## What the task asks
Pictures are not part of the copy. Retype the lines from the first one through the line that contains "exclLabelPos = ['bottom','bottom','bottom','bottom','right'];".

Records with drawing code
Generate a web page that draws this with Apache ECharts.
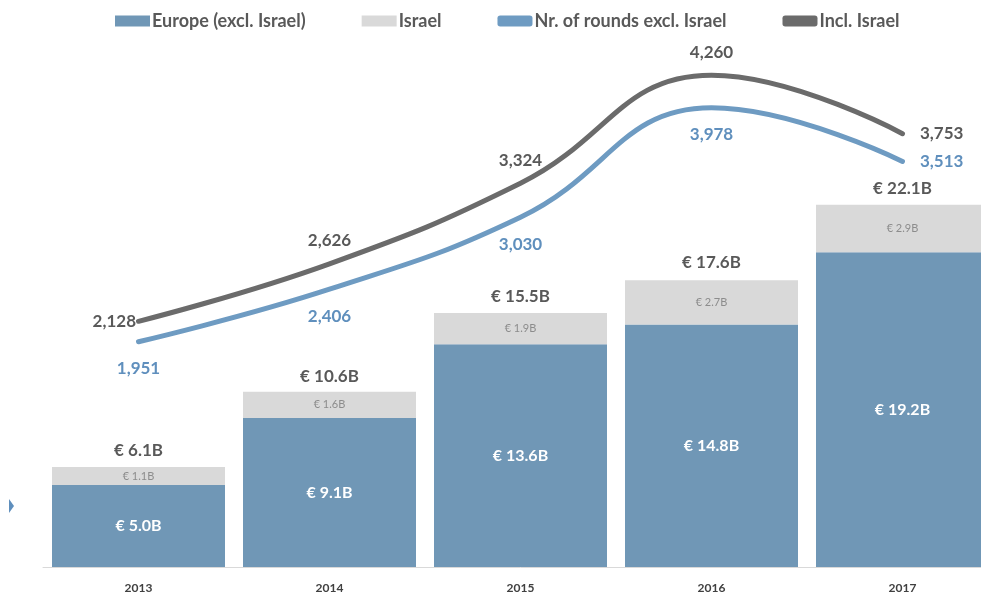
<!DOCTYPE html>
<html><head><meta charset="utf-8">
<script src="https://cdn.jsdelivr.net/npm/echarts@6/dist/echarts.min.js"></script>
<style>html,body{margin:0;padding:0;background:#fff;overflow:hidden}#c{width:1000px;height:596px}</style>
</head><body><div id="c"></div>
<script>
const categories = ['2013','2014','2015','2016','2017'];
const europe = [5.0, 9.1, 13.6, 14.8, 19.2];
const israel = [1.1, 1.6, 1.9, 2.7, 2.9];
const totals = [6.1, 10.6, 15.5, 17.6, 22.1];
const roundsExcl = [1951, 2406, 3030, 3978, 3513];
const roundsIncl = [2128, 2626, 3324, 4260, 3753];

const FONT = 'Lato';
const fmtB = v => '€ ' + v.toFixed(1) + 'B';
const fmtN = v => v.toLocaleString('en-US');

const inclLabelPos = ['left','top','top','top','right'];
const exclLabelPos = ['bottom','bottom','bottom','bottom','right'];

const chart = echarts.init(document.getElementById('c'));
chart.setOption({
  animation: false,
  textStyle: { fontFamily: FONT },
  legend: {
    top: 12, left: 115, padding: 0,
    itemWidth: 35, itemHeight: 11, itemGap: 56,
    textStyle: { fontFamily: FONT, fontSize: 18, fontWeight: 'bold', color: '#595959', padding: [0,0,0,-3] },
    data: [
      { name: 'Europe (excl. Israel)', icon: 'rect' },
      { name: 'Israel', icon: 'rect' },
      { name: 'Nr. of rounds excl. Israel', icon: 'roundRect' },
      { name: 'Incl. Israel', icon: 'roundRect' }
    ]
  },
  grid: { left: 43, width: 955, top: 59, bottom: 29 },
  xAxis: {
    type: 'category', data: categories,
    axisLine: { lineStyle: { color: '#d9d9d9', width: 1 } },
    axisTick: { show: false },
    axisLabel: { fontFamily: FONT, fontSize: 12, fontWeight: 'bold', color: '#404040', margin: 15 }
  },
  yAxis: [
    { type: 'value', min: 0, max: 31, show: false, splitLine: { show: false } },
    { type: 'value', min: 0, max: 4400, show: false, splitLine: { show: false } }
  ],
  series: [
    {
      name: 'Europe (excl. Israel)', type: 'bar', stack: 'b', barWidth: 173,
      data: europe,
      itemStyle: { color: '#7097b6' },
      label: { show: true, position: 'inside', formatter: p => fmtB(p.value),
        color: '#ffffff', fontSize: 16, fontWeight: 'bold', fontFamily: FONT }
    },
    {
      name: 'Israel', type: 'bar', stack: 'b', barWidth: 173,
      data: israel,
      itemStyle: { color: '#d9d9d9' },
      label: { show: true, position: 'inside', formatter: p => fmtB(p.value),
        color: '#8c8c8c', fontSize: 11, fontFamily: FONT }
    },
    {
      name: 'Total', type: 'bar', barWidth: 173, barGap: '-100%', z: 1,
      data: totals,
      itemStyle: { color: 'rgba(0,0,0,0)' },
      label: { show: true, position: 'top', distance: 8, formatter: p => fmtB(p.value),
        color: '#595959', fontSize: 17, fontWeight: 'bold', fontFamily: FONT },
      tooltip: { show: false }
    },
    {
      name: 'Nr. of rounds excl. Israel', type: 'line', yAxisIndex: 1, smooth: 0.45,
      symbol: 'circle', symbolSize: 1, showSymbol: true, z: 5,
      lineStyle: { color: '#6e9bc2', width: 5, cap: 'round' },
      itemStyle: { color: '#6e9bc2' },
      data: roundsExcl.map((v, i) => ({ value: v, label: { position: exclLabelPos[i],
        distance: i === 4 ? 17 : 18 } })),
      label: { show: true, formatter: p => fmtN(p.value), color: '#5f8fbd',
        fontSize: 17, fontWeight: 'bold', fontFamily: FONT }
    },
    {
      name: 'Incl. Israel', type: 'line', yAxisIndex: 1, smooth: 0.45,
      symbol: 'circle', symbolSize: 1, showSymbol: true, z: 5,
      lineStyle: { color: '#6b6b6b', width: 5, cap: 'round' },
      itemStyle: { color: '#6b6b6b' },
      data: roundsIncl.map((v, i) => ({ value: v, label: { position: inclLabelPos[i],
        distance: i === 0 ? 2 : (i === 4 ? 17 : 14) } })),
      label: { show: true, formatter: p => fmtN(p.value), color: '#595959',
        fontSize: 17, fontWeight: 'bold', fontFamily: FONT }
    }
  ],
  graphic: [
    { type: 'polygon', shape: { points: [[9,499],[14,506],[9,513]] }, style: { fill: '#5f8fbd' } }
  ]
});
</script>
</body></html>
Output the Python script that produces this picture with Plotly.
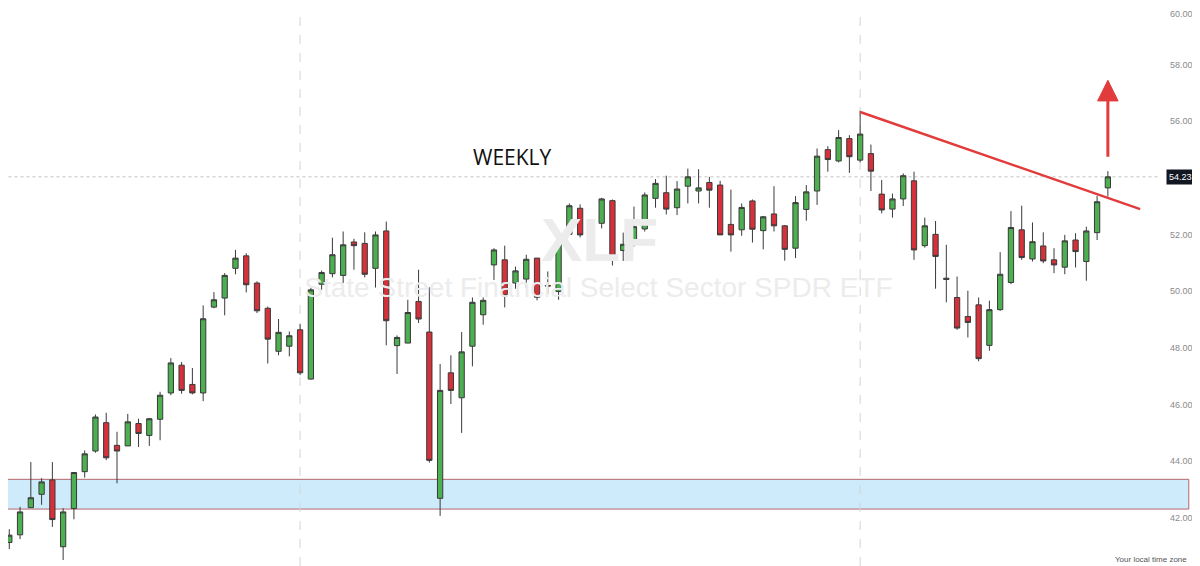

## Result below
Generate a web page that draws this with Apache ECharts.
<!DOCTYPE html>
<html><head><meta charset="utf-8">
<script src="https://cdn.jsdelivr.net/npm/echarts@6/dist/echarts.min.js"></script>
<style>html,body{margin:0;padding:0;background:#fff;overflow:hidden}#c{width:1000px;height:596px}</style>
</head><body><div id="c"></div>
<script>
const categories = ['2013','2014','2015','2016','2017'];
const europe = [5.0, 9.1, 13.6, 14.8, 19.2];
const israel = [1.1, 1.6, 1.9, 2.7, 2.9];
const totals = [6.1, 10.6, 15.5, 17.6, 22.1];
const roundsExcl = [1951, 2406, 3030, 3978, 3513];
const roundsIncl = [2128, 2626, 3324, 4260, 3753];

const FONT = 'Lato';
const fmtB = v => '€ ' + v.toFixed(1) + 'B';
const fmtN = v => v.toLocaleString('en-US');

const inclLabelPos = ['left','top','top','top','right'];
const exclLabelPos = ['bottom','bottom','bottom','bottom','right'];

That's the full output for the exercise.